A question of ethics that comes down to choice

The question of design and ethics seems to have raised its head again, prompted by the events of 11 September and the war in Afghanistan.

Last week Alex Cameron and Kelly Al-Saleh argued on Design Week’s Letters page that graphics work should be for clients and not represent the designers’ own views. This week Alain Porry is making the case for change that would make designers more than the mere servers of clients, indicating that he would like to see more ‘self-expression’ coming through.

Surely there is room for both views. Graphics, like all design disciplines, is a commercial business, however small the project, and designers expect to make a living from it. That means working with clients, ideally in collaboration, rather than under their instruction, but to get the best for them and their target audience.

If you divorce these two aspects, particularly in graphics, you enter the realms of fine art or craft. Both of these are admirable cultural pursuits to which design owes considerable heritage, but they are not to be confused with design and its focus on the mass market.

The difference between design and a lot of other businesses, though, is that most of the people involved in it are there for love, having a passion for design and creative thinking. We are very fortunate in that.

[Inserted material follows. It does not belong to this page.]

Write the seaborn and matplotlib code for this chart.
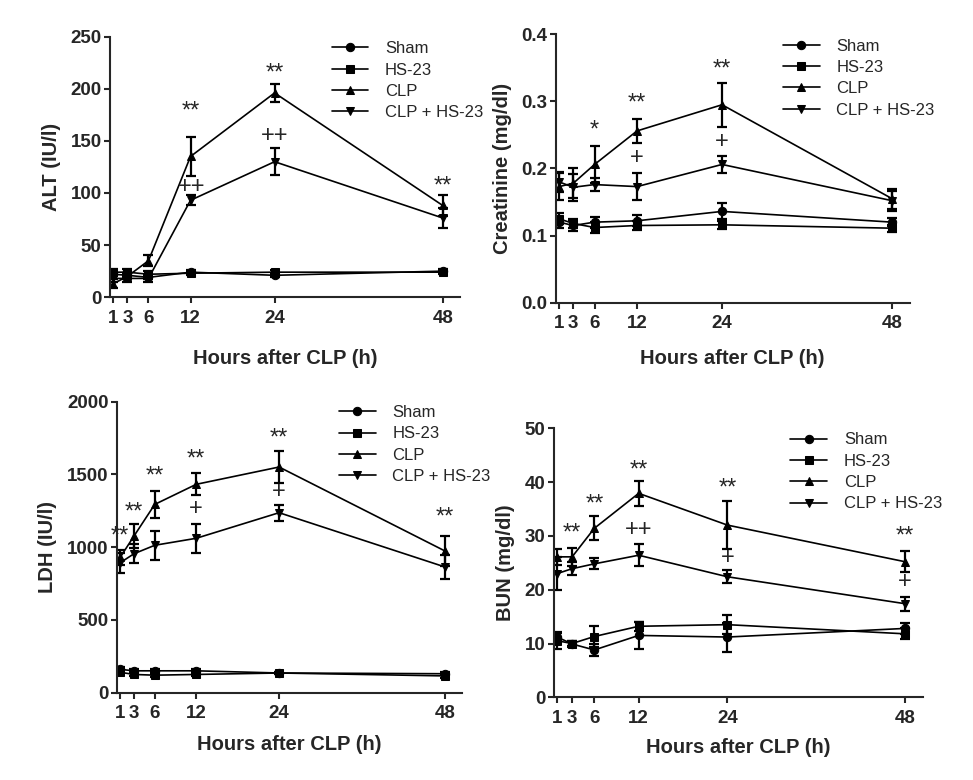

But it means that we bring ourselves into it wholeheartedly, complete with all our sensibilities. That is where the dilemma surely lies. Designers may be faced with personal choices about working to promote, say, a cigarette company when they are against smoking.

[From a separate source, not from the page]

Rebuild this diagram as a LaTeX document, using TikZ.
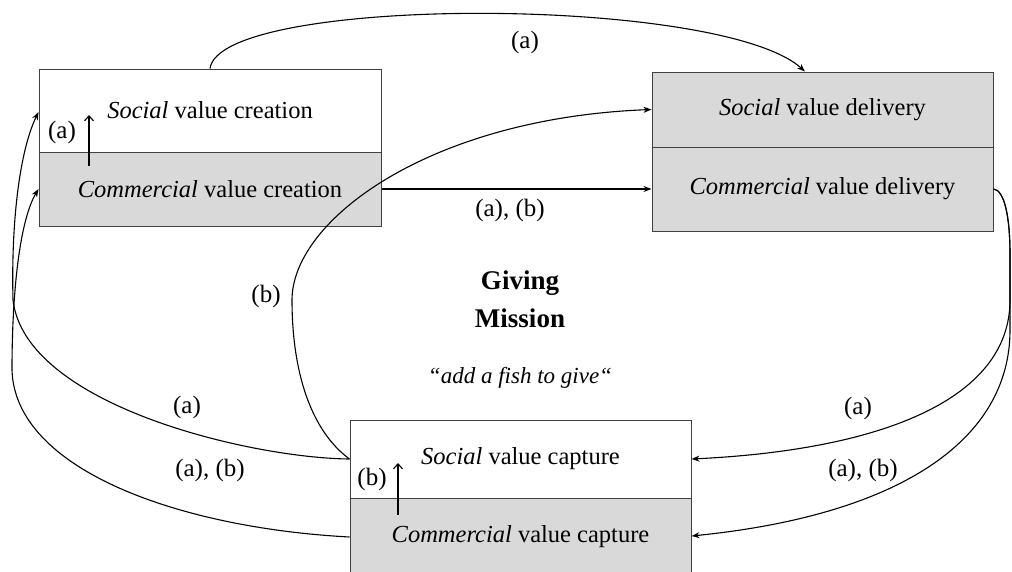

Such issues are invariably resolved on an individual basis – such is the diversity of opinion possible in the UK. A consultancy can usually decide a policy that doesn’t seriously compromise the individual’s freedom of choice. Anyway, the client would probably get a lousy job if the opposite was the case.

By the same token, there is nothing to stop designers from campaigning for organisations they believe in – or against those they don’t – as long as they stay within the boundaries of the law and the professional code. Like lawyers and doctors, they can and should use their skills in any way that suits them for the good of all – and they should fight for what, in their judgement, is the best course.

So where does that leave the ethical debate? Surely there doesn’t need to be the polarisation our letterwriters suggest. If design businesses are doing their job well they’ll be confronting clients at every turn to get the best deal for the consumer. And if they disagree fundamentally with the line a client is pushing then they shouldn’t take on the work.